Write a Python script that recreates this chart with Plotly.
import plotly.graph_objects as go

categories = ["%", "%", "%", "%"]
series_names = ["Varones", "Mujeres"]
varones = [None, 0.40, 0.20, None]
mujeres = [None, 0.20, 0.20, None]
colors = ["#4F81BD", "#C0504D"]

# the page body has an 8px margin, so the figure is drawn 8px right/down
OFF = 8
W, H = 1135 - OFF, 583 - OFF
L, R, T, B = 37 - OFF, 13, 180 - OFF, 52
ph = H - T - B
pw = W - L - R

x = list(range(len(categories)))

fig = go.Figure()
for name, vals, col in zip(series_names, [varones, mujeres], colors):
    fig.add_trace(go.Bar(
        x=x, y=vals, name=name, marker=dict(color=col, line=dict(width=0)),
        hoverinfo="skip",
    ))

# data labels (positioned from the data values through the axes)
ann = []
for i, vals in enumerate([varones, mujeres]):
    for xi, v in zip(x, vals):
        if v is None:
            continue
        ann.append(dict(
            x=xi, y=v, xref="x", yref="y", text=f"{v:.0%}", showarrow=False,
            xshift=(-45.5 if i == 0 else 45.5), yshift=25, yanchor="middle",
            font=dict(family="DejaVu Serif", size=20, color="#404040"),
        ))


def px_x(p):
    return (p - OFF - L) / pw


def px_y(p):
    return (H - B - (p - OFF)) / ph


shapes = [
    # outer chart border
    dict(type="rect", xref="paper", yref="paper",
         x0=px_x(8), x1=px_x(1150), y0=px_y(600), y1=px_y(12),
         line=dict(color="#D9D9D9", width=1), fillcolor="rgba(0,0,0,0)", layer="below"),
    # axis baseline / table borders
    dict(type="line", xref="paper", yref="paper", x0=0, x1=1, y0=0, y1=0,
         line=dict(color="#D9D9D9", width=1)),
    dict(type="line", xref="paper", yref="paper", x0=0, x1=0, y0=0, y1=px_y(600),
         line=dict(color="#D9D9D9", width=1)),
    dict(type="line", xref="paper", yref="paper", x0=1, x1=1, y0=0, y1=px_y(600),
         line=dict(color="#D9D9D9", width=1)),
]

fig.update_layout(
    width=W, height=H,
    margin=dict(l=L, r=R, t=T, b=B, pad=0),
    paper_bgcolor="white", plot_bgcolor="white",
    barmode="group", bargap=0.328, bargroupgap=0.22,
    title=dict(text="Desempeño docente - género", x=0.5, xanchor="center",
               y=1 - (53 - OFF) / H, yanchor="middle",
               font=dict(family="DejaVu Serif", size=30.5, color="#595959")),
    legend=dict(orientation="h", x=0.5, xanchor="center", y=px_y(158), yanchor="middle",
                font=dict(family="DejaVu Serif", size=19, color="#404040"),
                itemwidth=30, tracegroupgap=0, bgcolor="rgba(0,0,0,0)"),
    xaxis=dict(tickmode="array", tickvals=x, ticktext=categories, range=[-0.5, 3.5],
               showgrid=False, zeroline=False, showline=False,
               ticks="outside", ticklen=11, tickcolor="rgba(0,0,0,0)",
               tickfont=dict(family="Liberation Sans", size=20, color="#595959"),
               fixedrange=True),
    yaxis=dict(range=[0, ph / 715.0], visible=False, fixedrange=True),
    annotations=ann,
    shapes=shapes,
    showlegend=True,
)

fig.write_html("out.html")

----

■ WHAT IS REQUIRED ■
Make an exact copy of the material above.

■ TASK OUTPUT ■
Write a Python script that recreates this chart with Plotly.
import plotly.graph_objects as go

categories = ["%", "%", "%", "%"]
series_names = ["Varones", "Mujeres"]
varones = [None, 0.40, 0.20, None]
mujeres = [None, 0.20, 0.20, None]
colors = ["#4F81BD", "#C0504D"]

# the page body has an 8px margin, so the figure is drawn 8px right/down
OFF = 8
W, H = 1135 - OFF, 583 - OFF
L, R, T, B = 37 - OFF, 13, 180 - OFF, 52
ph = H - T - B
pw = W - L - R

x = list(range(len(categories)))

fig = go.Figure()
for name, vals, col in zip(series_names, [varones, mujeres], colors):
    fig.add_trace(go.Bar(
        x=x, y=vals, name=name, marker=dict(color=col, line=dict(width=0)),
        hoverinfo="skip",
    ))

# data labels (positioned from the data values through the axes)
ann = []
for i, vals in enumerate([varones, mujeres]):
    for xi, v in zip(x, vals):
        if v is None:
            continue
        ann.append(dict(
            x=xi, y=v, xref="x", yref="y", text=f"{v:.0%}", showarrow=False,
            xshift=(-45.5 if i == 0 else 45.5), yshift=25, yanchor="middle",
            font=dict(family="DejaVu Serif", size=20, color="#404040"),
        ))


def px_x(p):
    return (p - OFF - L) / pw


def px_y(p):
    return (H - B - (p - OFF)) / ph


shapes = [
    # outer chart border
    dict(type="rect", xref="paper", yref="paper",
         x0=px_x(8), x1=px_x(1150), y0=px_y(600), y1=px_y(12),
         line=dict(color="#D9D9D9", width=1), fillcolor="rgba(0,0,0,0)", layer="below"),
    # axis baseline / table borders
    dict(type="line", xref="paper", yref="paper", x0=0, x1=1, y0=0, y1=0,
         line=dict(color="#D9D9D9", width=1)),
    dict(type="line", xref="paper", yref="paper", x0=0, x1=0, y0=0, y1=px_y(600),
         line=dict(color="#D9D9D9", width=1)),
    dict(type="line", xref="paper", yref="paper", x0=1, x1=1, y0=0, y1=px_y(600),
         line=dict(color="#D9D9D9", width=1)),
]

fig.update_layout(
    width=W, height=H,
    margin=dict(l=L, r=R, t=T, b=B, pad=0),
    paper_bgcolor="white", plot_bgcolor="white",
    barmode="group", bargap=0.328, bargroupgap=0.22,
    title=dict(text="Desempeño docente - género", x=0.5, xanchor="center",
               y=1 - (53 - OFF) / H, yanchor="middle",
               font=dict(family="DejaVu Serif", size=30.5, color="#595959")),
    legend=dict(orientation="h", x=0.5, xanchor="center", y=px_y(158), yanchor="middle",
                font=dict(family="DejaVu Serif", size=19, color="#404040"),
                itemwidth=30, tracegroupgap=0, bgcolor="rgba(0,0,0,0)"),
    xaxis=dict(tickmode="array", tickvals=x, ticktext=categories, range=[-0.5, 3.5],
               showgrid=False, zeroline=False, showline=False,
               ticks="outside", ticklen=11, tickcolor="rgba(0,0,0,0)",
               tickfont=dict(family="Liberation Sans", size=20, color="#595959"),
               fixedrange=True),
    yaxis=dict(range=[0, ph / 715.0], visible=False, fixedrange=True),
    annotations=ann,
    shapes=shapes,
    showlegend=True,
)

fig.write_html("out.html")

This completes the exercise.